|Travadon, Renaud -|
|Wilcox, Wayne -|
|Rolshausen, Philippe -|
Submitted to: Meeting Abstract
Publication Type: Abstract Only
Publication Acceptance Date: December 1, 2009
Publication Date: January 15, 2010
Citation: Baumgartner, K., Travadon, R., Wilcox, W., Rolshausen, P.E. 2010. Identity of Phomopsis species recovered from wood cankers in eastern North American vineyards. Phytopathologia Mediterranea. 49:108. Technical Abstract: Phomopsis cane and leaf spot is relatively common in eastern North American Vitis labruscana vineyards, from which P. viticola is consistently recovered from green shoot and berry lesions. Vitis vinifera vineyards, and associated training and pruning practices, are becoming more common. As such, pruning wounds accumulate on individual vines, thereby increasing the potential for infection by trunk pathogens. Fifteen Phomopsis species have been identified from grape (from green shoot lesions and wood cankers), but primarily from Mediterranean regions. In this cold-climate, to characterize the species community of Phomopsis grape pathogens, we surveyed vineyards in the northeastern US (CT, MA, MD, MI, NH, NJ, NY, OH, RI, VA, VT) and Quebec and Ontario, Canada, primarily for general symptoms of trunk disease (wood cankers), but also for typical symptoms of Phomopsis cane and leaf spot (green shoot lesions).
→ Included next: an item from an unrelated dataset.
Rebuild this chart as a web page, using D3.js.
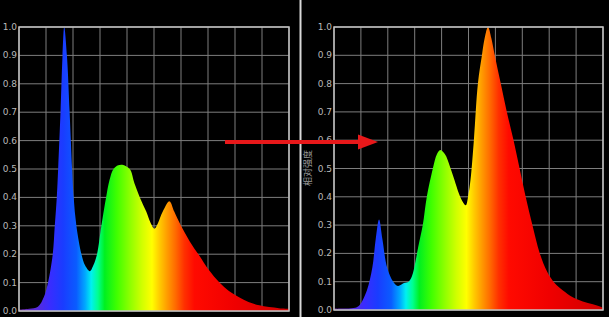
<!DOCTYPE html>
<html>
<head>
<meta charset="utf-8">
<script src="https://cdn.jsdelivr.net/npm/d3@7"></script>
<style>
  html, body { margin: 0; padding: 0; background: #000; }
  svg { display: block; }
</style>
</head>
<body>
<div id="chart"></div>
<script>
let w = 609
let h = 317

// spectrum before (left panel): wavelength (nm) / relative intensity
let beforeWl = [380, 395, 408, 417, 423, 430, 433, 436, 438, 441.5, 444.5, 447, 451, 455, 458.7, 461, 465, 472.5, 478, 485,
  490, 495.6, 502, 509, 514, 520, 527, 533, 544, 551, 559, 568.5, 575, 580.7, 586, 593, 603, 610, 620, 633,
  647, 661, 677, 691, 706, 720, 736, 765, 780]
let beforeVal = [0.005, 0.008, 0.015, 0.05, 0.1, 0.2, 0.3, 0.4, 0.5, 0.7, 0.9, 1.0, 0.9, 0.7, 0.5, 0.4, 0.3, 0.2, 0.16, 0.14,
  0.16, 0.2, 0.3, 0.4, 0.46, 0.5, 0.513, 0.515, 0.5, 0.45, 0.4, 0.35, 0.31, 0.29, 0.31, 0.35, 0.386, 0.35, 0.3, 0.245,
  0.195, 0.145, 0.1, 0.07, 0.048, 0.032, 0.02, 0.01, 0.008]

// spectrum after (right panel)
let afterWl = [380, 389, 414, 419, 429, 437, 442, 447, 452, 459, 468, 475, 484, 491, 496, 501, 505, 512, 518, 527,
  533, 538, 545, 552, 559, 566, 572, 576, 580, 583, 588, 594, 600, 604, 609, 614, 619, 628, 637, 647,
  656, 665, 675, 686, 697, 708, 720, 735, 750, 765, 778, 780]
let afterVal = [0.005, 0.005, 0.01, 0.02, 0.07, 0.15, 0.25, 0.32, 0.25, 0.15, 0.1, 0.085, 0.095, 0.1, 0.12, 0.17, 0.22, 0.3, 0.4, 0.5,
  0.55, 0.565, 0.55, 0.51, 0.46, 0.41, 0.38, 0.37, 0.41, 0.46, 0.6, 0.8, 0.9, 0.96, 1.0, 0.96, 0.9, 0.8, 0.7, 0.6,
  0.5, 0.4, 0.3, 0.2, 0.135, 0.095, 0.07, 0.045, 0.03, 0.02, 0.01, 0.008]

let yTicks = [0, 0.1, 0.2, 0.3, 0.4, 0.5, 0.6, 0.7, 0.8, 0.9, 1.0]
let xTicks = [380, 420, 460, 500, 540, 580, 620, 660, 700, 740, 780]
let axisLabel = "相对强度"

// wavelength -> colour stops for the fill
let spectrumStops = [
  [380, "#6a2a9a"], [405, "#5a2ad8"], [425, "#3a2cff"], [445, "#1a3cff"], [465, "#0a5cff"],
  [478, "#00a8ff"], [487, "#00f0f0"], [497, "#00ff90"], [507, "#00f020"], [525, "#40ff00"],
  [545, "#90ff00"], [562, "#d0ff00"], [577, "#ffff00"], [588, "#ffcc00"], [600, "#ff9a00"],
  [612, "#ff6a00"], [625, "#ff3000"], [640, "#ff0a00"], [700, "#f00000"], [780, "#d00000"]
]

let svg = d3.select("#chart").append("svg")
  .attr("width", w)
  .attr("height", h)
  .style("background", "#000")

let defs = svg.append("defs")

let drawPanel = (id, wl, val, box) => {
  let x = d3.scaleLinear().domain([380, 780]).range([box.left, box.right])
  let y = d3.scaleLinear().domain([0, 1]).range([box.bottom, box.top])
  let g = svg.append("g")

  let grad = defs.append("linearGradient")
    .attr("id", "spec-" + id)
    .attr("gradientUnits", "userSpaceOnUse")
    .attr("x1", x(380)).attr("x2", x(780))
    .attr("y1", 0).attr("y2", 0)
  grad.selectAll("stop").data(spectrumStops).join("stop")
    .attr("offset", d => (d[0] - 380) / 400)
    .attr("stop-color", d => d[1])

  // grid
  g.selectAll(".vgrid").data(xTicks).join("line")
    .attr("x1", d => x(d)).attr("x2", d => x(d))
    .attr("y1", y(0)).attr("y2", y(1))
    .attr("stroke", "#7e7e7e").attr("stroke-width", 1)
  g.selectAll(".hgrid").data(yTicks).join("line")
    .attr("x1", x(380)).attr("x2", x(780))
    .attr("y1", d => y(d)).attr("y2", d => y(d))
    .attr("stroke", "#7e7e7e").attr("stroke-width", 1)

  let data = wl.map((d, i) => ({ wl: d, v: val[i] }))
  let area = d3.area()
    .x(d => x(d.wl))
    .y0(y(0))
    .y1(d => y(d.v))
    .curve(d3.curveCatmullRom.alpha(0.5))

  g.append("path")
    .datum(data)
    .attr("d", area)
    .attr("fill", "url(#spec-" + id + ")")

  // frame
  g.append("rect")
    .attr("x", x(380)).attr("y", y(1))
    .attr("width", x(780) - x(380)).attr("height", y(0) - y(1))
    .attr("fill", "none")
    .attr("stroke", "#c4c4c4").attr("stroke-width", 1.5)

  // y labels
  g.selectAll(".ylab").data(yTicks).join("text")
    .attr("x", box.left - 2)
    .attr("y", d => y(d) + 3)
    .attr("text-anchor", "end")
    .attr("font-family", "DejaVu Sans, sans-serif")
    .attr("font-size", 9)
    .attr("fill", "#b8b8b8")
    .text(d => d.toFixed(1))
}

drawPanel("before", beforeWl, beforeVal, { left: 19, right: 289, top: 27, bottom: 311 })
drawPanel("after", afterWl, afterVal, { left: 334, right: 603, top: 27, bottom: 310 })

// divider between the two screenshots
svg.append("line")
  .attr("x1", 300.5).attr("x2", 300.5)
  .attr("y1", 0).attr("y2", h)
  .attr("stroke", "#d8d8d8").attr("stroke-width", 2)

// small rotated axis title on the right panel
svg.append("text")
  .attr("transform", "translate(311,168) rotate(-90)")
  .attr("text-anchor", "middle")
  .attr("font-family", "Noto Sans CJK SC, sans-serif")
  .attr("font-size", 9)
  .attr("fill", "#9a9a9a")
  .text(axisLabel)

// red arrow
svg.append("line")
  .attr("x1", 225).attr("x2", 360)
  .attr("y1", 142).attr("y2", 142)
  .attr("stroke", "#e8181a").attr("stroke-width", 4)
svg.append("path")
  .attr("d", "M358,134.5 L378,142 L358,149.5 Z")
  .attr("fill", "#e8181a")
</script>
</body>
</html>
Species-level identification of collections with morphological characteristics of Phomopsis was based on phylogenetic analyses of five nuclear loci: rDNA internal transcribed spacer region, translational elongation factor subunit 1-alpha, calmodulin, beta-tubulin, and RNA polymerase II subunit B. Individual and combined phylogenies showed that all isolates from green shoot lesions were P. viticola. A few isolates recovered from wood cankers were identified as P. viticola, but the majority were the following other species: Diaporthe phaseolorum, P. vaccinii, P. amygdali, and several unknown Phomopsis species. Therefore, Phomopsis cane and leaf spot controls may not be effective against pruning wound infection by this species complex.